Study: Students infected with ‘cat parasite’ more likely to major in business
A new study shows that U.S. students infected with the Toxoplasma gondii parasite are more likely to be business managers and entrepreneurs.
A new study shows that U.S. students infected with the Toxoplasma gondii parasite are more likely to be majoring in business studies.
Toxoplasma gondii (T. gondii) is a one-celled parasite that’s carried by cats. It infects as much as one-third of the world’s population, often after people come in contact with cat feces. T. gondii can cause toxoplasmosis, a potentially deadly disease that’s especially threatening to pregnant women and those with compromised immune systems. However, most infected people will never experience symptoms.
At least, not obvious ones.
T. gondii, which has been called the “mind-control” parasite by some, has in recent years become the main villain of a strange theory, one which argues that the parasite is subtly altering connections in our brains, “changing our response to frightening situations, our trust in others, how outgoing we are, and even our preference for certain scents,” as Kathleen McAuliffe wrote for The Atlantic.
In the new study, published in Proceedings of Royal Society B, researchers examined 1,300 American university students, finding that those who’d been exposed to T. gondii were more likely to be majoring in business studies. Specifically, the infected students were more likely to pursue business management or entrepreneurial activities.

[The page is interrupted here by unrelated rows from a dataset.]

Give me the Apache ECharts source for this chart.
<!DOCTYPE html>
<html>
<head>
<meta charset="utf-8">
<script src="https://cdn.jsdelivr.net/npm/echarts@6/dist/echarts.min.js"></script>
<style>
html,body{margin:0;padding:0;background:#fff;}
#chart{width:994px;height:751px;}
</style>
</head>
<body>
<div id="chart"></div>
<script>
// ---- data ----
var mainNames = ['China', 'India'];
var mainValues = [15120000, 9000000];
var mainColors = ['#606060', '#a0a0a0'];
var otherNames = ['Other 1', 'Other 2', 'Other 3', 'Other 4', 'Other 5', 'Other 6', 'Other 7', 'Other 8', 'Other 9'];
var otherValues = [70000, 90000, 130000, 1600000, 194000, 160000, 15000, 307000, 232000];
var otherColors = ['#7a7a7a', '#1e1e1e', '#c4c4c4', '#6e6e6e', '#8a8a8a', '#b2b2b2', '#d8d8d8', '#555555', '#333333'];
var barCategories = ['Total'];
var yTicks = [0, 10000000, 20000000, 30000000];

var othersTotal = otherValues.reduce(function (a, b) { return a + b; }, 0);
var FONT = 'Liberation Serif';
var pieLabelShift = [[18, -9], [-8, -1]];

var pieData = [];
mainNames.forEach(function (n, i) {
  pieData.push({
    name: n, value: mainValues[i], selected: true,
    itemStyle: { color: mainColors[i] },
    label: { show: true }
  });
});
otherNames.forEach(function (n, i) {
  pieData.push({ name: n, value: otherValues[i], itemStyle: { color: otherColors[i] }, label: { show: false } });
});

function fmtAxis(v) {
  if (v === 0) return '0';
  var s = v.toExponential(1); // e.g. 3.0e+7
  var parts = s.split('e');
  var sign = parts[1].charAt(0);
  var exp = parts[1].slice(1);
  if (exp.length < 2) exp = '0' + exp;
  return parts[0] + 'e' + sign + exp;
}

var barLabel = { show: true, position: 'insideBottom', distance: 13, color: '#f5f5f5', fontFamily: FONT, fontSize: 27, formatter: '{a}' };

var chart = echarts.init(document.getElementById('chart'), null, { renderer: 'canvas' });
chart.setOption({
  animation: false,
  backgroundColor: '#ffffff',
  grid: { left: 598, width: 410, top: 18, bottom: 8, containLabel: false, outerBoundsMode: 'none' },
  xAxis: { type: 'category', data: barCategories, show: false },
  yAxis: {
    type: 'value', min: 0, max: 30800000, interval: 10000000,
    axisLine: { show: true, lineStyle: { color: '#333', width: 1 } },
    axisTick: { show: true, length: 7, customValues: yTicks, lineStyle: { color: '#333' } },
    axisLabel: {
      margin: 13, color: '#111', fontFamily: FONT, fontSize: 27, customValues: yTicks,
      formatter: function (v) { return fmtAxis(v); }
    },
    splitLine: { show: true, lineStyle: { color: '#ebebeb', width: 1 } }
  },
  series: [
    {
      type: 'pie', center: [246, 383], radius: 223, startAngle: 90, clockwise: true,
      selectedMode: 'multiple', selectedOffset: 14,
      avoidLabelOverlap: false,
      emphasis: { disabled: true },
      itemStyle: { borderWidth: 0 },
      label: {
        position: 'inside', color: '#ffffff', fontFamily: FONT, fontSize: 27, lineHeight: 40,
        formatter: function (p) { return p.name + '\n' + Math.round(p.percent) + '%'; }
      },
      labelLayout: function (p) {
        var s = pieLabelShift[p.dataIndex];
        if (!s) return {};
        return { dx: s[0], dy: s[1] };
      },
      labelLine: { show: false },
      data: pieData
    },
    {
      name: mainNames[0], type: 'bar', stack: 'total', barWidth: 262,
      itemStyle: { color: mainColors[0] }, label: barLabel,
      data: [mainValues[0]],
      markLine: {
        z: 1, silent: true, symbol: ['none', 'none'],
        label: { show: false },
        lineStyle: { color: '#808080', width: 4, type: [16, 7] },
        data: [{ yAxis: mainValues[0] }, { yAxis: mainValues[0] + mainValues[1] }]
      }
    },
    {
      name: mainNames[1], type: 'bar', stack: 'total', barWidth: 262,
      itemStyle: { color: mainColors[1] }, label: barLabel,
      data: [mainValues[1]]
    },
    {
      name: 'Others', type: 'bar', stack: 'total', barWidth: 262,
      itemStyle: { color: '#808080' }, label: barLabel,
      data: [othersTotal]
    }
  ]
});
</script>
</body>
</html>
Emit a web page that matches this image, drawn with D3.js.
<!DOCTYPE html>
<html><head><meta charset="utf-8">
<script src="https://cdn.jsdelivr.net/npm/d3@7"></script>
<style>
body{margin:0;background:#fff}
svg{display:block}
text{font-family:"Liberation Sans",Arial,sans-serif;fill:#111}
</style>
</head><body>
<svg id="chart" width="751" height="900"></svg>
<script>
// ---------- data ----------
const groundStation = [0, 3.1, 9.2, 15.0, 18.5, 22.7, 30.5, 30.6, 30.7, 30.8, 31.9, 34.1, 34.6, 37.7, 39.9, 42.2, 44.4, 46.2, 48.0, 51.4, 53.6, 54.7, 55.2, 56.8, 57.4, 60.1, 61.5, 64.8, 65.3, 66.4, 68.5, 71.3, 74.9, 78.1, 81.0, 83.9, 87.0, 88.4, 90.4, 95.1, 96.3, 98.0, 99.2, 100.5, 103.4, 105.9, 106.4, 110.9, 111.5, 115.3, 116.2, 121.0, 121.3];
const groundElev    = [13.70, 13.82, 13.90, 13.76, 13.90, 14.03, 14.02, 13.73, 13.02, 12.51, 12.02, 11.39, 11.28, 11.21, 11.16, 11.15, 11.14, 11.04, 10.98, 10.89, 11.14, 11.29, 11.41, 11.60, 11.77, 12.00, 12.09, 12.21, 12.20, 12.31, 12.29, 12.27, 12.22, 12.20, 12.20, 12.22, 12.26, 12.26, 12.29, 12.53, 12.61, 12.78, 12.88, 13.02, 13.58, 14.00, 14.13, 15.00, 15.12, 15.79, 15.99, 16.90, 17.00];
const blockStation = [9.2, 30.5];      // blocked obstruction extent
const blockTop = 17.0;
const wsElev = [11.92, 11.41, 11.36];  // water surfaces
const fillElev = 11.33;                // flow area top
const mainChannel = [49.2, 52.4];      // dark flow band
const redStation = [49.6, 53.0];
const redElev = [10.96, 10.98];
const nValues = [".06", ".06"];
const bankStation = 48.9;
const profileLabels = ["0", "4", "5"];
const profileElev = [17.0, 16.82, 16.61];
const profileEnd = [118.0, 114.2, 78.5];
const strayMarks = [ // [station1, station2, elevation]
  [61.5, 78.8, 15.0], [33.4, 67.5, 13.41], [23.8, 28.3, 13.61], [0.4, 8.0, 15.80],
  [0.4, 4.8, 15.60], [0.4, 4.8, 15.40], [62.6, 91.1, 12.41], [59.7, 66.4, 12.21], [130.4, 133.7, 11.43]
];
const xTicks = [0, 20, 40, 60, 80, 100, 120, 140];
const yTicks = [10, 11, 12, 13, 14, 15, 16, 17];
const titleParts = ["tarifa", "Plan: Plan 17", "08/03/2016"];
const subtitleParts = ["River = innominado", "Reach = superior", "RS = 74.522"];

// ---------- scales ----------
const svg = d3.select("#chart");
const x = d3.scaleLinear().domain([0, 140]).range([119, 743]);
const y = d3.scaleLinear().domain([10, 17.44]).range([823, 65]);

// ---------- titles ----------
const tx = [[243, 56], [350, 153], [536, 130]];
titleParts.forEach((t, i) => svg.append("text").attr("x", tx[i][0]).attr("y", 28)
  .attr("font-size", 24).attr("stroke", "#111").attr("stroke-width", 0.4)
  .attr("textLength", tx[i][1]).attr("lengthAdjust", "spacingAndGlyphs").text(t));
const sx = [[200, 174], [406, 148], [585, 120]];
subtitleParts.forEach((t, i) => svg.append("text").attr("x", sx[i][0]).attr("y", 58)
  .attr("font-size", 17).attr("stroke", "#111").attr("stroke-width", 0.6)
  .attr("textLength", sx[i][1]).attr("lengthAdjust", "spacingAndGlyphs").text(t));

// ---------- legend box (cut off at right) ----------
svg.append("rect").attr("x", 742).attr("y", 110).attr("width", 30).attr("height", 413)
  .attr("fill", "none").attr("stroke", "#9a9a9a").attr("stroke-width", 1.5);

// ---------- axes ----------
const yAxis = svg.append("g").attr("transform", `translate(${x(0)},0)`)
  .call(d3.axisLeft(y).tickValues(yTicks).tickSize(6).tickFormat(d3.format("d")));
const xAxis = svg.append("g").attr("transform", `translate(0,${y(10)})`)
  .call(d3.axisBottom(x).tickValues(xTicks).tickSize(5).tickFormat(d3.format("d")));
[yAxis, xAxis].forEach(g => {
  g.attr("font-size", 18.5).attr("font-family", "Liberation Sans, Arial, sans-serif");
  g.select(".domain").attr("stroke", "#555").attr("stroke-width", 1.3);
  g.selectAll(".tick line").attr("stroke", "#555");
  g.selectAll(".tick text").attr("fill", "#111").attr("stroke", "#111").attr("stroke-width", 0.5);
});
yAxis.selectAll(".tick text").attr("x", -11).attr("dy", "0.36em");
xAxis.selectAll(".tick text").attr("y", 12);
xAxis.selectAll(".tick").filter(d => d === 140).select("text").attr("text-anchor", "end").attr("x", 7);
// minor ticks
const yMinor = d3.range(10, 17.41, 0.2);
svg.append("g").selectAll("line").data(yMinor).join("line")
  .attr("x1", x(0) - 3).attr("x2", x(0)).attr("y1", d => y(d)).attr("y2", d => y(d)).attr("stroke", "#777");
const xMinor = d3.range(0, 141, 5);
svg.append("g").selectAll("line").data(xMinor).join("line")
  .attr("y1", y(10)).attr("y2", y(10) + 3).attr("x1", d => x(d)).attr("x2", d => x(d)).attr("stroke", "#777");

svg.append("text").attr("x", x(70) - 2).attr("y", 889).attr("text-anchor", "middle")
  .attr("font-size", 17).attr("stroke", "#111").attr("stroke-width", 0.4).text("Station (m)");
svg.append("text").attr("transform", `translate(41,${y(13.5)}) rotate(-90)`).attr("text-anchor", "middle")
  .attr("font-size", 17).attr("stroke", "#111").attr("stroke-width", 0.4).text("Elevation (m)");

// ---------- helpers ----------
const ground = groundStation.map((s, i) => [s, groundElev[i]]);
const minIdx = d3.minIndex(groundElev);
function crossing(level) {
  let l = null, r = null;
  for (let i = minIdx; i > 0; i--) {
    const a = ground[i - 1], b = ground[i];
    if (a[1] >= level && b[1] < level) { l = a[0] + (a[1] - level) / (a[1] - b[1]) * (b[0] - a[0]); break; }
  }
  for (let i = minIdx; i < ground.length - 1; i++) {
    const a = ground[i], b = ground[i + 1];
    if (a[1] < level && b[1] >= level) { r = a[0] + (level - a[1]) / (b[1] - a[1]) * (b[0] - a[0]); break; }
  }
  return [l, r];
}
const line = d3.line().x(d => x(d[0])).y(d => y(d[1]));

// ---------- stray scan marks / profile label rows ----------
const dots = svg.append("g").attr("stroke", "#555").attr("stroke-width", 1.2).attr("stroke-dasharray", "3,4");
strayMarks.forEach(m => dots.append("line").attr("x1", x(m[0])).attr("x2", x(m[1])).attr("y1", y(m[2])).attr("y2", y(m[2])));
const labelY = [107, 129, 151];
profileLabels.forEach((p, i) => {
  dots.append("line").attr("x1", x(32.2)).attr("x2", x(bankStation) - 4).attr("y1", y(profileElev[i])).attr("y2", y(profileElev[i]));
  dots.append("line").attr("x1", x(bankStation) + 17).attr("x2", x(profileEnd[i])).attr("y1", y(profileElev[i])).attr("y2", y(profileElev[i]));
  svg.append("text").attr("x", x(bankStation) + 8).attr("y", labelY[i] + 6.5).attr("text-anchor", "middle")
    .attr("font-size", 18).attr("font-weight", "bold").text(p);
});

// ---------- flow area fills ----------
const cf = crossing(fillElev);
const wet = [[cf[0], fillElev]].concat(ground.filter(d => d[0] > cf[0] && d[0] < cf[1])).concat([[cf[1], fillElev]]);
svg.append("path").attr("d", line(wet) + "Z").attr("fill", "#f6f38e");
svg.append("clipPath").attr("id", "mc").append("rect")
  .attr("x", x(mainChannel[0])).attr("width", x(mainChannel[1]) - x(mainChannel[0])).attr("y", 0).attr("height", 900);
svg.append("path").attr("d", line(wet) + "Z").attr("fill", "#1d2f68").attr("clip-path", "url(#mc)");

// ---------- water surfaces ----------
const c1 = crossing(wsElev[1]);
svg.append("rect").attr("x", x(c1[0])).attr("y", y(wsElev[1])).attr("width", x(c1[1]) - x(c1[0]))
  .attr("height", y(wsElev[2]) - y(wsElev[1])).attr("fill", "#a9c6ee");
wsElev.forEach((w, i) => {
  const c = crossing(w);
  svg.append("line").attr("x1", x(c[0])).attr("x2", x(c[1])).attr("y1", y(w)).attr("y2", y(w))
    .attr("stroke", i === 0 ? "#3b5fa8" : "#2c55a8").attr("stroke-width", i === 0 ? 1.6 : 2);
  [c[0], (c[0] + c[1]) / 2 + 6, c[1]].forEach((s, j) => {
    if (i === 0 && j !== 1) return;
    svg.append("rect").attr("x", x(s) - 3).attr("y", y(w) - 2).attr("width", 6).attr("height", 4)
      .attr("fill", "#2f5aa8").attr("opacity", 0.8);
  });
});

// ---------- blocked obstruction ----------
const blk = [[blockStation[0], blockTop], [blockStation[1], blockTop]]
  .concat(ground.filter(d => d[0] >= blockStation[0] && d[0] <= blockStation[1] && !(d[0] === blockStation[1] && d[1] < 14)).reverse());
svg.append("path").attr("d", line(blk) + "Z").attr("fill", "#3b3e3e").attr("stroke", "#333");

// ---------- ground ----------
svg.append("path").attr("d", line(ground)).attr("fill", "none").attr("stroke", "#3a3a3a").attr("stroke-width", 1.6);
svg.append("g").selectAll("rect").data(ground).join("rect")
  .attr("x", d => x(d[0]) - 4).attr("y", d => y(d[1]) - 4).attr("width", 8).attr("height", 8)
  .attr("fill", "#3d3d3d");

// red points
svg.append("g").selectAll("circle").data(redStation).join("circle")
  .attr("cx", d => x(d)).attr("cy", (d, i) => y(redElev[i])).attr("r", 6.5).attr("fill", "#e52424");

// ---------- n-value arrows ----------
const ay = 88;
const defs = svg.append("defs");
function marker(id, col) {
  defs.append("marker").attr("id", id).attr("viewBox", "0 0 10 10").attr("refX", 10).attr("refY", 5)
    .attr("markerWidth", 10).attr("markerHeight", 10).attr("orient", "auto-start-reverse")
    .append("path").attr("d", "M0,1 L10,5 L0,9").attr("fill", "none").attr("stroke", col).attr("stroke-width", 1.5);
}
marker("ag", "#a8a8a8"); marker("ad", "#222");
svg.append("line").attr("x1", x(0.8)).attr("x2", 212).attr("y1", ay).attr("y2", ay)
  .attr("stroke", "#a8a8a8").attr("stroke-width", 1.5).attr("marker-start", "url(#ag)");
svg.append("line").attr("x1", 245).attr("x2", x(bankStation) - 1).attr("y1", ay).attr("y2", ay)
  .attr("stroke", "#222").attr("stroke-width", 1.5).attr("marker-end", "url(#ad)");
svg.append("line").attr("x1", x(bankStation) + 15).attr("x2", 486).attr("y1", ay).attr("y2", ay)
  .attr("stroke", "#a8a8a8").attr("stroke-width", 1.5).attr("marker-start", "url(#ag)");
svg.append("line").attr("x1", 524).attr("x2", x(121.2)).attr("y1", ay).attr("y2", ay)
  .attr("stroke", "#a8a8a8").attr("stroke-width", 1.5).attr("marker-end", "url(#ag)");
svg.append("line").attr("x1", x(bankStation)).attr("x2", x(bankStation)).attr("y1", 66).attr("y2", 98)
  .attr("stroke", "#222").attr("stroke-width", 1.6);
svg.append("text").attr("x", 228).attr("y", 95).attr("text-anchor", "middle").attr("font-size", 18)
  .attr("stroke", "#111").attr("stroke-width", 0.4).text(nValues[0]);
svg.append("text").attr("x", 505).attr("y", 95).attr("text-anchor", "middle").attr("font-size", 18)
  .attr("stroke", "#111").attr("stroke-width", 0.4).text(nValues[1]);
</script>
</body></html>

The researchers also found that countries with higher levels of T. gondii infection also show higher levels of entrepreneurial activity, even when controlling for other economic factors. They suggest the reason for this is that T. gondii might somehow turn off the ‘fear of failure’ setting in our brains.
This fearless mindset can benefit entrepreneurs by encouraging them not to shy away from high-risk, high-reward situations. But the researchers also noted the dangers of this risky behavior, citing how most business ventures fail, and how past experiments have shown that the parasite can strip rats of risk-evaluating abilities, putting them in life-threatening situations.
One study, for example, describes how rats infected with T. gondii were no longer scared off by cat urine—they were instead sexually aroused by it.
“We report that Toxoplasma infection alters neural activity in limbic brain areas necessary for innate defensive behavior in response to cat odor,” wrote the authors of the study published in PLOS ONE. “Moreover, Toxoplasma increases activity in nearby limbic regions of sexual attraction when the rat is exposed to cat urine, compelling evidence that Toxoplasma overwhelms the innate fear response by causing, in its stead, a type of sexual attraction to the normally aversive cat odor.”
Other studies have linked T. gondii to mood disorders and behavioral changes, including rage intermittent explosive disorder, schizophrenia, bipolar disorder, slower reaction times and suicide. Still, some scientists argue that we shouldn’t jump to conclusions about the parasite because much of the research conducted on T. gondii was conducted unreliably.
But Jaroslav Flegr, a biologist who’s perhaps done more than anyone to advance the theory that parasites could be quietly pulling the strings of our behavior, thinks there’s a different reason why scientists are quick to doubt the body of research.
“There is strong psychological resistance to the possibility that human behavior can be influenced by some stupid parasite,” he told The Atlantic. “Nobody likes to feel like a puppet. Reviewers [of my scientific papers] may have been offended.”